I was out shoveling snow again (imagine that) when a low flying single engine airplane buzzed over the wilderness retreat.
The moment brought back the couple of times that I was airborne in a small single engine plane.
The first time was in the late 1970’s when I was working at the Scott County Journal and Chronicle (before the Crothersville Times came into existence). It was Scott County Fair time and the late Stan Harrod asked this reporter if I would like to get some aerial photos of the fair. Sensing an adventure and getting some unique photos for the newspaper, I heartily accepted his invitation.
Stan was an accomplished pilot and aerial photographer who lived in rural Scott County. He had a small two seat (one in front of the other) plane and a grass runway at his home.
He put me in the front seat then grabbed the tail of the plane, picked it up, and walked it around so the plane was pointing for take off. (I said it was a small plane.)
Then he told me to put my foot on the brake while he started the engine.
“When it starts, flip this switch,” he said pointing to the one of the few controls, “and make sure to keep your foot on the brake otherwise you’ll be flying solo.”
That brake pedal has never been pushed so hard as Stan went to the front of the propeller, slowly spun it until he could feel compression, then, just like we’ve all seen in the history movies, gave the prop a big heave.

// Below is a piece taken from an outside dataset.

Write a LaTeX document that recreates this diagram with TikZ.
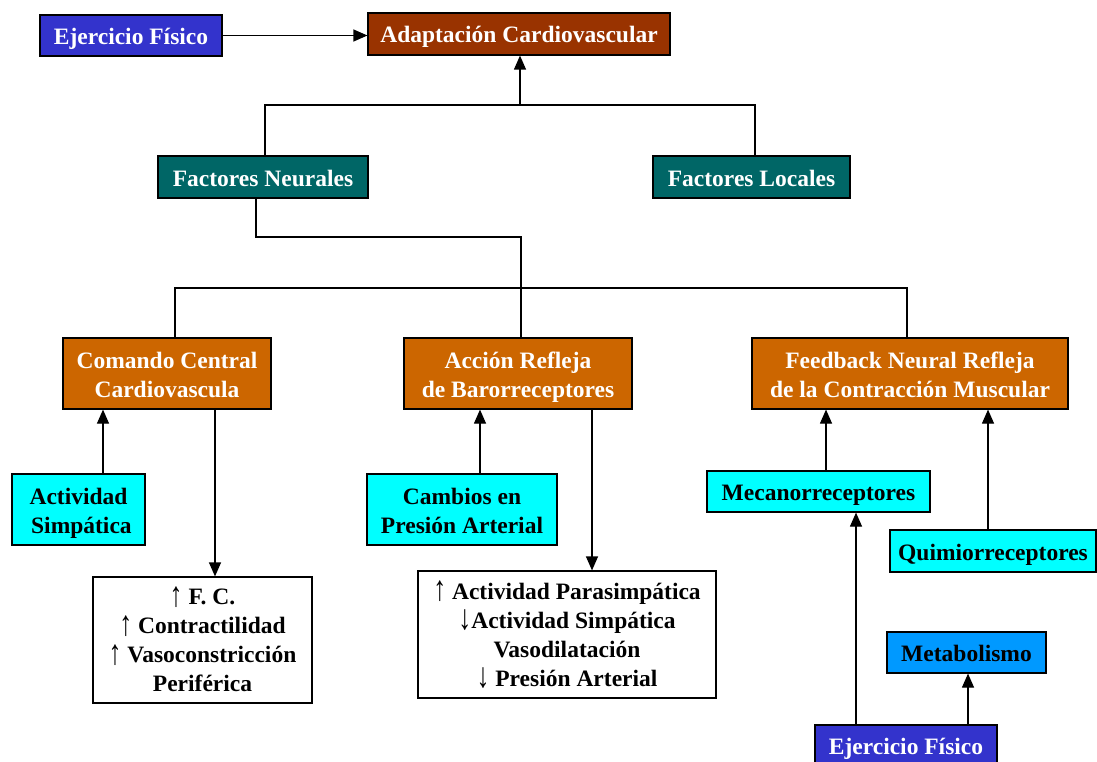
\documentclass[tikz,border=0pt]{standalone}
\usepackage{fontspec}
\usepackage{graphicx}
\setmainfont{Liberation Serif}
\usetikzlibrary{arrows.meta}
\definecolor{cEjer}{HTML}{3333CC}
\definecolor{cAdapt}{HTML}{993300}
\definecolor{cFact}{HTML}{006666}
\definecolor{cOrange}{HTML}{CC6600}
\definecolor{cCyan}{HTML}{00FFFF}
\definecolor{cMetab}{HTML}{0099FF}
\newcommand{\upar}{\raisebox{-1.5pt}{\scalebox{1.1}[1.5]{\mdseries ↑}}}
\newcommand{\dnar}{\raisebox{-1.5pt}{\scalebox{1.1}[1.5]{\mdseries ↓}}}
\tikzset{
  box/.style={draw=black, line width=1.2pt, inner sep=0pt, align=center,
    text height=22pt, text depth=4pt,
    font=\bfseries\fontsize{23.5}{29}\selectfont},
  twoline/.style={text height=51pt, text depth=4pt},
  darkbox/.style={box, text=white},
  lightbox/.style={box, text=black},
  listbox/.style={lightbox, fill=white, text height=107pt, text depth=4pt},
  conn/.style={line width=1.2pt, black},
  arr/.style={conn, -{Triangle[width=12pt,length=14pt]}},
}
\begin{document}
\begin{tikzpicture}[x=1pt,y=-1pt]
\useasboundingbox (0,0) rectangle (1097,762);
% boxes
\node[darkbox, fill=cEjer, minimum width=182pt, minimum height=41pt] (ejer1) at (131,35.5) {Ejercicio Físico};
\node[darkbox, fill=cAdapt, minimum width=302pt, minimum height=42pt] (adapt) at (519,34) {Adaptación Cardiovascular};
\node[darkbox, fill=cFact, minimum width=210pt, minimum height=42pt] (fneu) at (263,177) {Factores Neurales};
\node[darkbox, fill=cFact, minimum width=197pt, minimum height=42pt] (floc) at (751.5,177) {Factores Locales};
\node[darkbox, twoline, fill=cOrange, minimum width=208pt, minimum height=71pt] (coman) at (167,373.5) {Comando Central\\Cardiovascula};
\node[darkbox, twoline, fill=cOrange, minimum width=228pt, minimum height=71pt] (accion) at (518,373.5) {Acción Refleja\\de Barorreceptores};
\node[darkbox, twoline, fill=cOrange, minimum width=316pt, minimum height=71pt] (feed) at (910,373.5) {Feedback Neural Refleja\\de la Contracción Muscular};
\node[lightbox, twoline, fill=cCyan, minimum width=133pt, minimum height=71pt] (actsim) at (78.5,509.5) {Actividad\\\ Simpática};
\node[lightbox, twoline, fill=cCyan, minimum width=190pt, minimum height=71pt] (cambios) at (462,509.5) {Cambios en\\Presión Arterial};
\node[listbox, minimum width=219pt, minimum height=126pt] (box1) at (202.5,640) {\upar{} F. C.\\\upar{} Contractilidad\\\upar{} Vasoconstricción\\Periférica};
\node[listbox, minimum width=298pt, minimum height=127pt] (box2) at (567,634.5) {\upar{} Actividad Parasimpática\\\dnar{}Actividad Simpática\\Vasodilatación\\\dnar{} Presión Arterial};
\node[lightbox, fill=cCyan, minimum width=223pt, minimum height=41pt] (meca) at (818.5,491.5) {Mecanorreceptores};
\node[lightbox, fill=cCyan, minimum width=206pt, minimum height=42pt] (quimi) at (993,551) {Quimiorreceptores};
\node[lightbox, fill=cMetab, minimum width=159pt, minimum height=41pt] (metab) at (966.5,652.5) {Metabolismo};
\node[darkbox, fill=cEjer, minimum width=182pt, minimum height=41pt] (ejer2) at (906,745.5) {Ejercicio Físico};
% junctions
\coordinate (j1) at (520,105);
\coordinate (j2) at (521,237);
\coordinate (j3) at (521,288);
% connectors
\draw[arr] (ejer1.east) -- (ejer1.east -| adapt.west);
\draw[conn] (fneu.north -| 265,0) |- (j1) -| (floc.north -| 755,0);
\draw[arr] (j1) -- (j1 |- adapt.south);
\draw[conn] (fneu.south -| 256,0) |- (j2) -- (j3);
\draw[conn] (coman.north -| 175,0) |- (j3) -| (feed.north -| 907,0);
\draw[conn] (j3) -- (j3 |- accion.north);
\draw[arr] (actsim.north -| 103,0) -- (coman.south -| 103,0);
\draw[arr] (coman.south -| 215,0) -- (box1.north -| 215,0);
\draw[arr] (cambios.north -| 480,0) -- (accion.south -| 480,0);
\draw[arr] (accion.south -| 592,0) -- (box2.north -| 592,0);
\draw[arr] (meca.north -| 826,0) -- (feed.south -| 826,0);
\draw[arr] (quimi.north -| 988,0) -- (feed.south -| 988,0);
\draw[arr] (ejer2.north -| 856,0) -- (meca.south -| 856,0);
\draw[arr] (ejer2.north -| 968,0) -- (metab.south -| 968,0);
\end{tikzpicture}
\end{document}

The engine fired right up, I flipped the appointed switch, and Stan climbed into the seat behind me and took the controls which I gratefully relinquished.
He then told me to keep my feet off the pedals and not interfere with the stick while we were taking off and in the air. He didn’t need to tell me twice.
The takeoff was noisy and bumpy on the grass runway but quickly smoothed out as the wheels lifted. He banked the plane and headed towards the fairgrounds.
The sense of speed of take off and air speed all seemed to vanish as we left the tree line and horizon below us.
He told me to set my manual camera at the widest open aperture, at 500th of a second shutter speed and to focus the lens at infinity.
“You’ll get some fine photos that way,” he instructed
When we neared the fairgrounds, he told me to slide open the side window so I could snap my photos and he would tip the place on its side.
All the while I was concentrating on not falling out that tiny window and getting my pictures, Stan was clicking away with his own camera while flying. We made a couple of circles around the fairgrounds then headed back to his runway.
“You want to fly?” he asked giving me a quick in-air, on-the-job instructions of the pedals and stick. I got us back…generally… but was not the most efficient pilot flying nose up and plowing through the air rather than flying level.
Back on the ground, Stan said that was no doubt due to my concern with flying downwards too quickly. (He was so right).
While the newspaper that week published my photos of the fairgrounds and the rides on the midway, I had, by far, the best fair week thrill ride.